In both cases, the companies argued that merging would allow them to be more efficient and pass on savings to customers.

“After mergers and acquisitions, we create higher monopoly power for one company. And that monopoly power can be misused,” said Kishore Kulkarni, a professor of economics at Metropolitan State University of Denver.

This is what experts say caused the airline merger to fail.

“It looked like it was doomed from the start because the government initially said this will probably limit competition, raise prices at certain airports, something we’re going to look very closely at,” Roccato said.

So what could this mean for the Kroger-Albertsons merger?

SEE MORE: US sues to block $24.6B merger of grocery giants Kroger and Albertsons

Kroger’s brands include Ralphs, King Soopers and Fred Meyer, for example. Some of Albertsons' brands include Safeway and Acme.

The Federal Trade Commission filed a complaint against the $24.6 billion deal, asking a judge to block the merger temporarily.

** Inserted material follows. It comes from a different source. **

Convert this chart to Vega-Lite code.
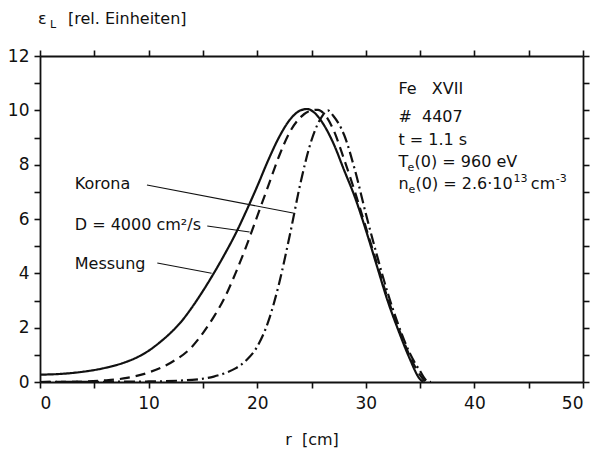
{
  "$schema": "https://vega.github.io/schema/vega-lite/v6.json",
  "width": 543,
  "height": 326,
  "autosize": "none",
  "padding": {"left": 40, "top": 56, "right": 17, "bottom": 72},
  "background": "white",
  "config": {
    "view": {"stroke": null},
    "font": "DejaVu Sans",
    "axis": {
      "grid": false,
      "domainColor": "#111",
      "domainWidth": 1.8,
      "tickColor": "#111",
      "tickWidth": 1.6,
      "tickSize": 6,
      "labelColor": "#111",
      "labelFont": "DejaVu Sans",
      "labelFontSize": 17,
      "titleColor": "#111",
      "titleFont": "DejaVu Sans",
      "titleFontWeight": "normal",
      "titleFontSize": 16
    }
  },
  "datasets": {
    "profiles": [
      {"r": 0, "v": 0.27, "curve": "Messung"},
      {"r": 2, "v": 0.3, "curve": "Messung"},
      {"r": 4, "v": 0.38, "curve": "Messung"},
      {"r": 6, "v": 0.52, "curve": "Messung"},
      {"r": 8, "v": 0.75, "curve": "Messung"},
      {"r": 9, "v": 0.92, "curve": "Messung"},
      {"r": 10, "v": 1.15, "curve": "Messung"},
      {"r": 11, "v": 1.45, "curve": "Messung"},
      {"r": 12, "v": 1.8, "curve": "Messung"},
      {"r": 13, "v": 2.22, "curve": "Messung"},
      {"r": 14, "v": 2.75, "curve": "Messung"},
      {"r": 15, "v": 3.35, "curve": "Messung"},
      {"r": 16, "v": 4.0, "curve": "Messung"},
      {"r": 17, "v": 4.7, "curve": "Messung"},
      {"r": 18, "v": 5.45, "curve": "Messung"},
      {"r": 19, "v": 6.3, "curve": "Messung"},
      {"r": 20, "v": 7.2, "curve": "Messung"},
      {"r": 21, "v": 8.15, "curve": "Messung"},
      {"r": 22, "v": 9.0, "curve": "Messung"},
      {"r": 23, "v": 9.65, "curve": "Messung"},
      {"r": 24, "v": 10.0, "curve": "Messung"},
      {"r": 24.6, "v": 10.05, "curve": "Messung"},
      {"r": 25.3, "v": 9.9, "curve": "Messung"},
      {"r": 26, "v": 9.55, "curve": "Messung"},
      {"r": 27, "v": 8.8, "curve": "Messung"},
      {"r": 28, "v": 7.8, "curve": "Messung"},
      {"r": 29, "v": 6.8, "curve": "Messung"},
      {"r": 30, "v": 5.6, "curve": "Messung"},
      {"r": 31, "v": 4.3, "curve": "Messung"},
      {"r": 32, "v": 3.0, "curve": "Messung"},
      {"r": 33, "v": 1.9, "curve": "Messung"},
      {"r": 34, "v": 0.9, "curve": "Messung"},
      {"r": 35, "v": 0.1, "curve": "Messung"},
      {"r": 35.3, "v": 0, "curve": "Messung"},

      {"r": 0, "v": 0.0, "curve": "Diffusion"},
      {"r": 4, "v": 0.02, "curve": "Diffusion"},
      {"r": 6, "v": 0.06, "curve": "Diffusion"},
      {"r": 8, "v": 0.15, "curve": "Diffusion"},
      {"r": 10, "v": 0.35, "curve": "Diffusion"},
      {"r": 12, "v": 0.7, "curve": "Diffusion"},
      {"r": 14, "v": 1.3, "curve": "Diffusion"},
      {"r": 15, "v": 1.8, "curve": "Diffusion"},
      {"r": 16, "v": 2.4, "curve": "Diffusion"},
      {"r": 17, "v": 3.1, "curve": "Diffusion"},
      {"r": 18, "v": 4.0, "curve": "Diffusion"},
      {"r": 19, "v": 5.0, "curve": "Diffusion"},
      {"r": 20, "v": 6.1, "curve": "Diffusion"},
      {"r": 21, "v": 7.2, "curve": "Diffusion"},
      {"r": 22, "v": 8.3, "curve": "Diffusion"},
      {"r": 23, "v": 9.2, "curve": "Diffusion"},
      {"r": 24, "v": 9.75, "curve": "Diffusion"},
      {"r": 25, "v": 10.0, "curve": "Diffusion"},
      {"r": 25.6, "v": 10.02, "curve": "Diffusion"},
      {"r": 26.3, "v": 9.8, "curve": "Diffusion"},
      {"r": 27, "v": 9.3, "curve": "Diffusion"},
      {"r": 28, "v": 8.2, "curve": "Diffusion"},
      {"r": 29, "v": 7.0, "curve": "Diffusion"},
      {"r": 30, "v": 5.7, "curve": "Diffusion"},
      {"r": 31, "v": 4.4, "curve": "Diffusion"},
      {"r": 32, "v": 3.1, "curve": "Diffusion"},
      {"r": 33, "v": 2.0, "curve": "Diffusion"},
      {"r": 34, "v": 1.0, "curve": "Diffusion"},
      {"r": 35, "v": 0.25, "curve": "Diffusion"},
      {"r": 35.5, "v": 0, "curve": "Diffusion"},

      {"r": 0, "v": 0.0, "curve": "Korona"},
      {"r": 10, "v": 0.02, "curve": "Korona"},
      {"r": 14, "v": 0.08, "curve": "Korona"},
      {"r": 16, "v": 0.2, "curve": "Korona"},
      {"r": 17, "v": 0.32, "curve": "Korona"},
      {"r": 18, "v": 0.5, "curve": "Korona"},
      {"r": 19, "v": 0.8, "curve": "Korona"},
      {"r": 20, "v": 1.3, "curve": "Korona"},
      {"r": 21, "v": 2.2, "curve": "Korona"},
      {"r": 22, "v": 3.6, "curve": "Korona"},
      {"r": 23, "v": 5.4, "curve": "Korona"},
      {"r": 24, "v": 7.35, "curve": "Korona"},
      {"r": 25, "v": 8.9, "curve": "Korona"},
      {"r": 26, "v": 9.8, "curve": "Korona"},
      {"r": 26.5, "v": 10.0, "curve": "Korona"},
      {"r": 27, "v": 9.8, "curve": "Korona"},
      {"r": 28, "v": 9.1, "curve": "Korona"},
      {"r": 29, "v": 7.8, "curve": "Korona"},
      {"r": 30, "v": 6.2, "curve": "Korona"},
      {"r": 31, "v": 4.7, "curve": "Korona"},
      {"r": 32, "v": 3.3, "curve": "Korona"},
      {"r": 33, "v": 2.1, "curve": "Korona"},
      {"r": 34, "v": 1.1, "curve": "Korona"},
      {"r": 35, "v": 0.4, "curve": "Korona"},
      {"r": 35.6, "v": 0.05, "curve": "Korona"},
      {"r": 36, "v": 0, "curve": "Korona"}
    ]
  },
  "layer": [
    {
      "data": {"name": "profiles"},
      "mark": {"type": "line", "color": "#111", "strokeWidth": 2.2, "interpolate": "monotone", "clip": true},
      "encoding": {
        "x": {
          "field": "r", "type": "quantitative",
          "scale": {"domain": [0, 50], "nice": false},
          "axis": {
            "orient": "bottom",
            "values": [0, 5, 10, 15, 20, 25, 30, 35, 40, 45, 50],
            "labelExpr": "datum.value % 10 === 0 ? datum.label : ''",
            "labelPadding": 7,
            "title": "r\u00a0\u00a0[cm]",
            "titlePadding": 20
          }
        },
        "y": {
          "field": "v", "type": "quantitative",
          "scale": {"domain": [0, 12], "nice": false},
          "axis": {
            "orient": "left",
            "values": [0, 1, 2, 3, 4, 5, 6, 7, 8, 9, 10, 11, 12],
            "labelExpr": "datum.value % 2 === 0 ? datum.label : ''",
            "labelPadding": 5,
            "title": null
          }
        },
        "detail": {"field": "curve"},
        "strokeDash": {
          "field": "curve", "type": "nominal",
          "scale": {"domain": ["Messung", "Diffusion", "Korona"], "range": [[1, 0], [10, 6], [11, 4, 2, 4]]},
          "legend": null
        }
      }
    },
    {
      "data": {"values": [
        {"x": 9.85, "y": 7.25, "x2": 23.3, "y2": 6.22},
        {"x": 15.4, "y": 5.74, "x2": 19.3, "y2": 5.52},
        {"x": 10.8, "y": 4.38, "x2": 15.8, "y2": 4.0}
      ]},
      "mark": {"type": "rule", "color": "#111", "strokeWidth": 1.1},
      "encoding": {
        "x": {
          "field": "x", "type": "quantitative",
          "scale": {"domain": [0, 50], "nice": false},
          "axis": {"orient": "top", "values": [0, 5, 10, 15, 20, 25, 30, 35, 40, 45, 50], "labels": false, "title": null}
        },
        "y": {
          "field": "y", "type": "quantitative",
          "scale": {"domain": [0, 12], "nice": false},
          "axis": {"orient": "right", "values": [0, 1, 2, 3, 4, 5, 6, 7, 8, 9, 10, 11, 12], "labels": false, "title": null}
        },
        "x2": {"field": "x2"},
        "y2": {"field": "y2"}
      }
    },
    {
      "data": {"values": [
        {"x": 3.2, "y": 7.3, "text": "Korona"},
        {"x": 3.2, "y": 5.78, "text": "D = 4000 cm²/s"},
        {"x": 3.2, "y": 4.34, "text": "Messung"}
      ]},
      "mark": {"type": "text", "align": "left", "baseline": "middle", "fontSize": 16, "color": "#111"},
      "encoding": {
        "x": {"field": "x", "type": "quantitative", "scale": {"domain": [0, 50], "nice": false}, "axis": null},
        "y": {"field": "y", "type": "quantitative", "scale": {"domain": [0, 12], "nice": false}, "axis": null},
        "text": {"field": "text"}
      }
    },
    {
      "data": {"values": [
        {"x": 33.0, "y": 10.6, "text": "Fe\u00a0\u00a0\u00a0XVII"},
        {"x": 33.0, "y": 9.57, "text": "#\u00a0\u00a04407"},
        {"x": 33.0, "y": 8.72, "text": "t = 1.1 s"},
        {"x": 33.0, "y": 7.91, "text": "T"},
        {"x": 34.49, "y": 7.91, "text": "(0) = 960 eV"},
        {"x": 33.0, "y": 7.1, "text": "n"},
        {"x": 34.58, "y": 7.1, "text": "(0) = 2.6·10"},
        {"x": 45.2, "y": 7.1, "text": "cm"},
        {"x": 2.58, "y": 13.18, "text": "[rel. Einheiten]"},
        {"x": -0.18, "y": 13.18, "text": "ε"}
      ]},
      "mark": {"type": "text", "align": "left", "baseline": "alphabetic", "fontSize": 16, "color": "#111"},
      "encoding": {
        "x": {"field": "x", "type": "quantitative", "scale": {"domain": [0, 50], "nice": false}, "axis": null},
        "y": {"field": "y", "type": "quantitative", "scale": {"domain": [0, 12], "nice": false}, "axis": null},
        "text": {"field": "text"}
      }
    },
    {
      "data": {"values": [
        {"x": 33.84, "y": 7.76, "text": "e"},
        {"x": 33.93, "y": 6.95, "text": "e"},
        {"x": 43.6, "y": 7.36, "text": "13"},
        {"x": 47.5, "y": 7.36, "text": "-3"},
        {"x": 0.92, "y": 13.03, "text": "L"}
      ]},
      "mark": {"type": "text", "align": "left", "baseline": "alphabetic", "fontSize": 11, "color": "#111"},
      "encoding": {
        "x": {"field": "x", "type": "quantitative", "scale": {"domain": [0, 50], "nice": false}, "axis": null},
        "y": {"field": "y", "type": "quantitative", "scale": {"domain": [0, 12], "nice": false}, "axis": null},
        "text": {"field": "text"}
      }
    }
  ],
  "resolve": {"axis": {"x": "independent", "y": "independent"}}
}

The FTC claims the deal is anticompetitive, and even cited grocery executives as considering this deal a monopoly. 

Yet Kulkarni explained monopolies exist everywhere in our everyday lives. “There are monopoly powers all over. If you look around, utility is a monopoly power, even your garbage pickup company is a monopoly power,” he said.

Roccato said this specific merger may have a tough time going through for multiple reasons.

“I suspect the government is going to pursue a kind of an anti-takeover on this particular deal, if for no other reason than because some administrations take a little bit more of an assertive stance. And in this case you have the unions at Kroger and Albertsons who are basically saying this is not a good deal for consumers and it's not a good deal for us union members,” Roccato said.